▶ Entries shown:
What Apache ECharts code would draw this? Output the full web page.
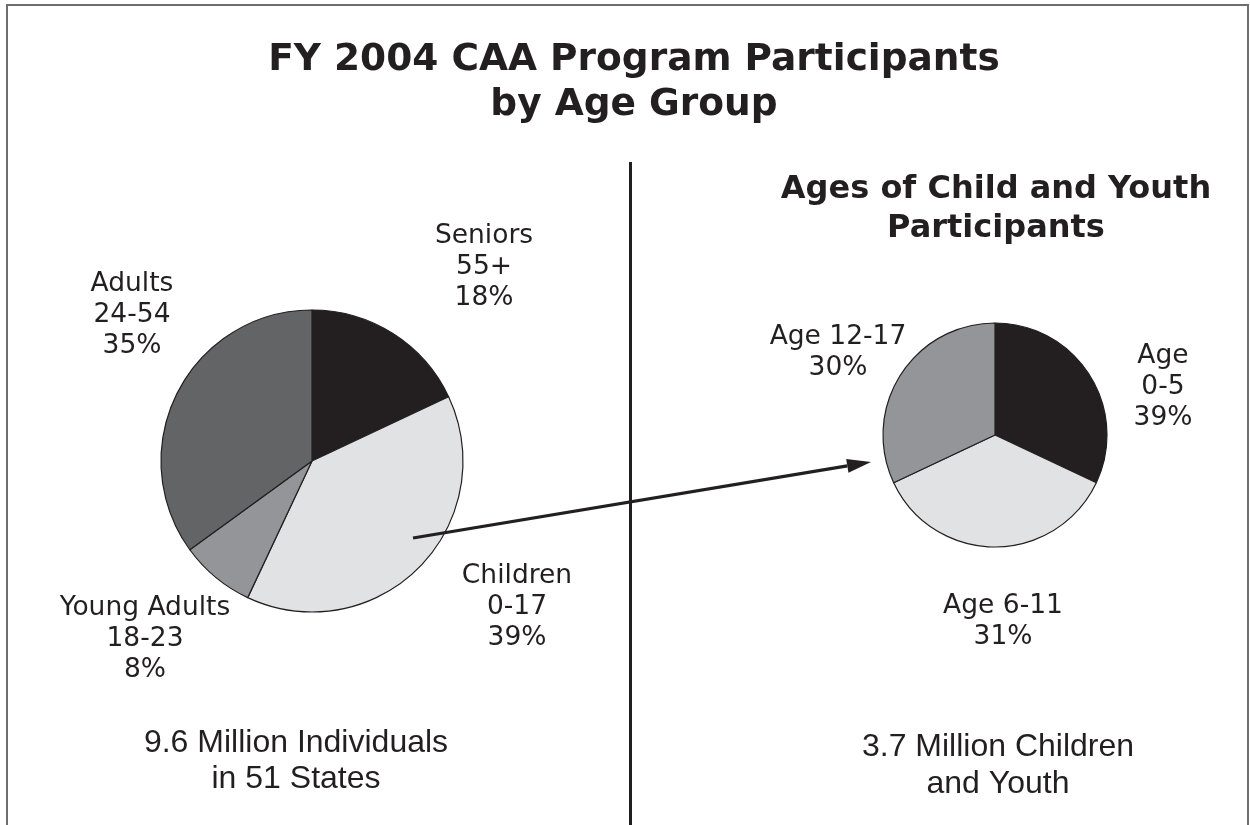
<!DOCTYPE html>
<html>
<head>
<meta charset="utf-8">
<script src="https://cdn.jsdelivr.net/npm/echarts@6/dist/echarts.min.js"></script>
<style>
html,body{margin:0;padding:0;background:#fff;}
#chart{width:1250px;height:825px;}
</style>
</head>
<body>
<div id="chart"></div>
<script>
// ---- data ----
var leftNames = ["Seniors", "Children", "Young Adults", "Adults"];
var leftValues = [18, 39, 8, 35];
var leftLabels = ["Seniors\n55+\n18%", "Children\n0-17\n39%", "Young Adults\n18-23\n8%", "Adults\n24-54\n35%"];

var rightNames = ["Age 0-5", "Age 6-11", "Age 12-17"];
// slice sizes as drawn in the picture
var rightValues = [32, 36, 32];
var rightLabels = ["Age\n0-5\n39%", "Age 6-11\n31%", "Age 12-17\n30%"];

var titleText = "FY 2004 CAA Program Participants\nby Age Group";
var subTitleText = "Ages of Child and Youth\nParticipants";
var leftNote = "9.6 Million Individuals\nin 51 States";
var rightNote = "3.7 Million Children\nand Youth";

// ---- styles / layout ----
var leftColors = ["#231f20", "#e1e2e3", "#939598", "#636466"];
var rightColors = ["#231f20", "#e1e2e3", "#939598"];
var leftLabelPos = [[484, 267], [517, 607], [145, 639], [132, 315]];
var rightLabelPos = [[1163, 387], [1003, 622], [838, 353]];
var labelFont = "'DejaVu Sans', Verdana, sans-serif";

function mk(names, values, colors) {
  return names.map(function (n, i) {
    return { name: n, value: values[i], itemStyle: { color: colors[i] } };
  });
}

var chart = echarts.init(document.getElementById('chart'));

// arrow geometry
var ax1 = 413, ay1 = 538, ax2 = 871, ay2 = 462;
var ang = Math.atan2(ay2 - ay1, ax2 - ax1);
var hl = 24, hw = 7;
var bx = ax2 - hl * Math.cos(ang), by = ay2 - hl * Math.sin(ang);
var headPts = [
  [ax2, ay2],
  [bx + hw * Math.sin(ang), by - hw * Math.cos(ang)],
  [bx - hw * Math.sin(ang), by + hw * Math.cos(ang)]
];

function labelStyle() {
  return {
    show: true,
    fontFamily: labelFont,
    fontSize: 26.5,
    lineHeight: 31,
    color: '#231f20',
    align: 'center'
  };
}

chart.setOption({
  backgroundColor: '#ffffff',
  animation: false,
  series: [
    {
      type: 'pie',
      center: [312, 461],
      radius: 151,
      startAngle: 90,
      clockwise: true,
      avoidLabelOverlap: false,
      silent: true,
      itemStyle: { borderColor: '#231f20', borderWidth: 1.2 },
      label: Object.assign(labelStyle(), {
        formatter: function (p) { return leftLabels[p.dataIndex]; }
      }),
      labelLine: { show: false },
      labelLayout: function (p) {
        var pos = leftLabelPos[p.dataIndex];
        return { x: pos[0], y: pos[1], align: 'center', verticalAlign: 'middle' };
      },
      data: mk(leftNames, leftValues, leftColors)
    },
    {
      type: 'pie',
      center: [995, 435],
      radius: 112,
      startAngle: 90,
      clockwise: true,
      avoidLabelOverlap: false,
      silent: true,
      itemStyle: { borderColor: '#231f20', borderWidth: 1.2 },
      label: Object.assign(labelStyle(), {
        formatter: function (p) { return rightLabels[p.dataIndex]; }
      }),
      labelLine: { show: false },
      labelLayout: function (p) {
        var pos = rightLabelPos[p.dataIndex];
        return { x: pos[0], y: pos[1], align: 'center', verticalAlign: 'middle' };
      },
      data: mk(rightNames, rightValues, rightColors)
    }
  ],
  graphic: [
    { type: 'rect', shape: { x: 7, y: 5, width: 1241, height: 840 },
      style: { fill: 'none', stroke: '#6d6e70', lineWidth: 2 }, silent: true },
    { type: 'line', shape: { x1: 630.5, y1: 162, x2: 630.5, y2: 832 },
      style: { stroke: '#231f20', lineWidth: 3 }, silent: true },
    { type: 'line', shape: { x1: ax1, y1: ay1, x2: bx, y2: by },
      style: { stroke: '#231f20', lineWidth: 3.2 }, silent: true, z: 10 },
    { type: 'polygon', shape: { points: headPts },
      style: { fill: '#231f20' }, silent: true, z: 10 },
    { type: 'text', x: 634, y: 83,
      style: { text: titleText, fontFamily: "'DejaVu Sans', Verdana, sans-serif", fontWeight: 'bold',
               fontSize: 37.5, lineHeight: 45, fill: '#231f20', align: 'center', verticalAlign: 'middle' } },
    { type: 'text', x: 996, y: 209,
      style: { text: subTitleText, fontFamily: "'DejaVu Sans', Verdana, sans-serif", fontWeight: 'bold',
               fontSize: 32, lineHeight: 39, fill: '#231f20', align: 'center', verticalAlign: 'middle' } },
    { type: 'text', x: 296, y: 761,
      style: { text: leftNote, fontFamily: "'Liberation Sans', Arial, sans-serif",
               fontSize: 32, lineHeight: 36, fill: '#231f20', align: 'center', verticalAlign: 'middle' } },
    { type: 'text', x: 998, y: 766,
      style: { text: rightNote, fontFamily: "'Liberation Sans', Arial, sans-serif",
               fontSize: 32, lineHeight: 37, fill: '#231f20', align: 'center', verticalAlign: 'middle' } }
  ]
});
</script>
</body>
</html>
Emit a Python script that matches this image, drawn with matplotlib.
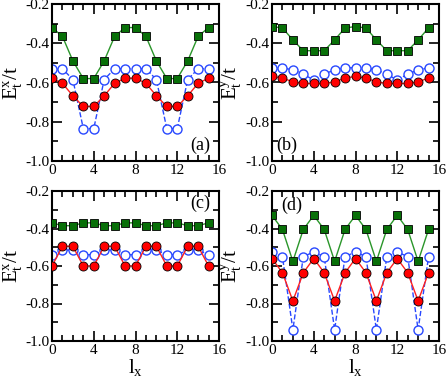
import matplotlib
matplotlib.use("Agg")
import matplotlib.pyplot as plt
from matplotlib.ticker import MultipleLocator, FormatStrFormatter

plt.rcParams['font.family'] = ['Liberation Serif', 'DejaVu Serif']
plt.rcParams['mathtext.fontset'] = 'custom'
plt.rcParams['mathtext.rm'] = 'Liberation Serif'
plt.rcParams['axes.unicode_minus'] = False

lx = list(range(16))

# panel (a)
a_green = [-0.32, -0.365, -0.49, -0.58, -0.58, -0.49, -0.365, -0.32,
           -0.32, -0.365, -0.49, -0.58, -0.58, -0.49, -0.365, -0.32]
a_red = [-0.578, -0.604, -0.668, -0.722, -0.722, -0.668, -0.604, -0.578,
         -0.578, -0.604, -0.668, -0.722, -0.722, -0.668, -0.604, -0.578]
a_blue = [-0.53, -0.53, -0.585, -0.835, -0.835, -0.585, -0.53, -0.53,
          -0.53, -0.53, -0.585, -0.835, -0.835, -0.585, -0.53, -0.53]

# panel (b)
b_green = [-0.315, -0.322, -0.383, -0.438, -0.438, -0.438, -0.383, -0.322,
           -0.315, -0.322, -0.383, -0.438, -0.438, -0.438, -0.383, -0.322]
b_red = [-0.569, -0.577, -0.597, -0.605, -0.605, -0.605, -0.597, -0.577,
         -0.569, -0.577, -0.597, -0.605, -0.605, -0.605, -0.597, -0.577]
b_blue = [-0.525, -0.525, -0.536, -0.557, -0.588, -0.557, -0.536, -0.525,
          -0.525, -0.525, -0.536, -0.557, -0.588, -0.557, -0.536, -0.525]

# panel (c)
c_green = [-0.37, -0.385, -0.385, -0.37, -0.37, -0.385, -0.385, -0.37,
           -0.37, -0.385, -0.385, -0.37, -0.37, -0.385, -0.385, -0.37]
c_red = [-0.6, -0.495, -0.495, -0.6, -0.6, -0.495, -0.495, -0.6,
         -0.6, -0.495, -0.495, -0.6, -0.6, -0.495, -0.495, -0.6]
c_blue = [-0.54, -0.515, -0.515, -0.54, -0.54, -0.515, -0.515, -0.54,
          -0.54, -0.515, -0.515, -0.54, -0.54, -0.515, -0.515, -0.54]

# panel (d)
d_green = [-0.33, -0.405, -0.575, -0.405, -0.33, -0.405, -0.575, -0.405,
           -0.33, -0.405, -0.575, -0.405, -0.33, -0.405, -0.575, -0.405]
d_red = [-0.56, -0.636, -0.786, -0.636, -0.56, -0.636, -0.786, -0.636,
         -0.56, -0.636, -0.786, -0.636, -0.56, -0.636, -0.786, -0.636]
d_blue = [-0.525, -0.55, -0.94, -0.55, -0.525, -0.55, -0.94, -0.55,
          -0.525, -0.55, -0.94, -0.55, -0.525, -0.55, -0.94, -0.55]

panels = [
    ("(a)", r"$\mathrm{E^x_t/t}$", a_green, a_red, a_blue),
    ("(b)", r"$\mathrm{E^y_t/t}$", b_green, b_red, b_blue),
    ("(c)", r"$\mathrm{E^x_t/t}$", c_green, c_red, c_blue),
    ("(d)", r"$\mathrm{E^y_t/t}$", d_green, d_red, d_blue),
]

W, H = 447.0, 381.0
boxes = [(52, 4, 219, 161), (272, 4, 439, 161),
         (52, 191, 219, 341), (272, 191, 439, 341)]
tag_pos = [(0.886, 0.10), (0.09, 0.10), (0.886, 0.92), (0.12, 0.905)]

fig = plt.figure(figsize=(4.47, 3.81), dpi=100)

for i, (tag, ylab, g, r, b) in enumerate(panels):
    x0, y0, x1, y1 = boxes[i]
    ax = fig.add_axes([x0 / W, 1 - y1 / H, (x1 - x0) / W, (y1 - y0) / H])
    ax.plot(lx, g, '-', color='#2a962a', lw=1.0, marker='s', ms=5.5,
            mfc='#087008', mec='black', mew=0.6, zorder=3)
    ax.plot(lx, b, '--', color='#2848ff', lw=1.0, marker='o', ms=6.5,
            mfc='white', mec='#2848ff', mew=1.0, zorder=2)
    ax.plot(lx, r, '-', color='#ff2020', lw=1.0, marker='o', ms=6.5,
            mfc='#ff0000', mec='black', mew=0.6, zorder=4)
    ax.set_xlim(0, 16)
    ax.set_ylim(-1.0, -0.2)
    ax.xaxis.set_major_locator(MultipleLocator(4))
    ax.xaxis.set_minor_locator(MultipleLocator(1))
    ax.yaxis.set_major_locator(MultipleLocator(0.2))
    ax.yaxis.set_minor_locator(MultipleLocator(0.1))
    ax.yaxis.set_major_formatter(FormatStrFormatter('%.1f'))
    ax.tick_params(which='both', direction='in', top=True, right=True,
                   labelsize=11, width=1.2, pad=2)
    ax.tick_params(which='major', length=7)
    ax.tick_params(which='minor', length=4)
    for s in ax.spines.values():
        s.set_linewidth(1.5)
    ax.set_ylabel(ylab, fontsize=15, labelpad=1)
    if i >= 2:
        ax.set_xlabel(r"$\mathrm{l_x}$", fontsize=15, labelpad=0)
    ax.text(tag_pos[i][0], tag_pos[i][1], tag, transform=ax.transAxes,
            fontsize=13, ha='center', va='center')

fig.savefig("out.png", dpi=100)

▶ Written task:
Using the entries above, transcribe every line from the line containing "Emit a Python" through the line containing "lx = list(range(16))". Do not copy pictures.

▶ Response to this task:
Emit a Python script that matches this image, drawn with matplotlib.
import matplotlib
matplotlib.use("Agg")
import matplotlib.pyplot as plt
from matplotlib.ticker import MultipleLocator, FormatStrFormatter

plt.rcParams['font.family'] = ['Liberation Serif', 'DejaVu Serif']
plt.rcParams['mathtext.fontset'] = 'custom'
plt.rcParams['mathtext.rm'] = 'Liberation Serif'
plt.rcParams['axes.unicode_minus'] = False

lx = list(range(16))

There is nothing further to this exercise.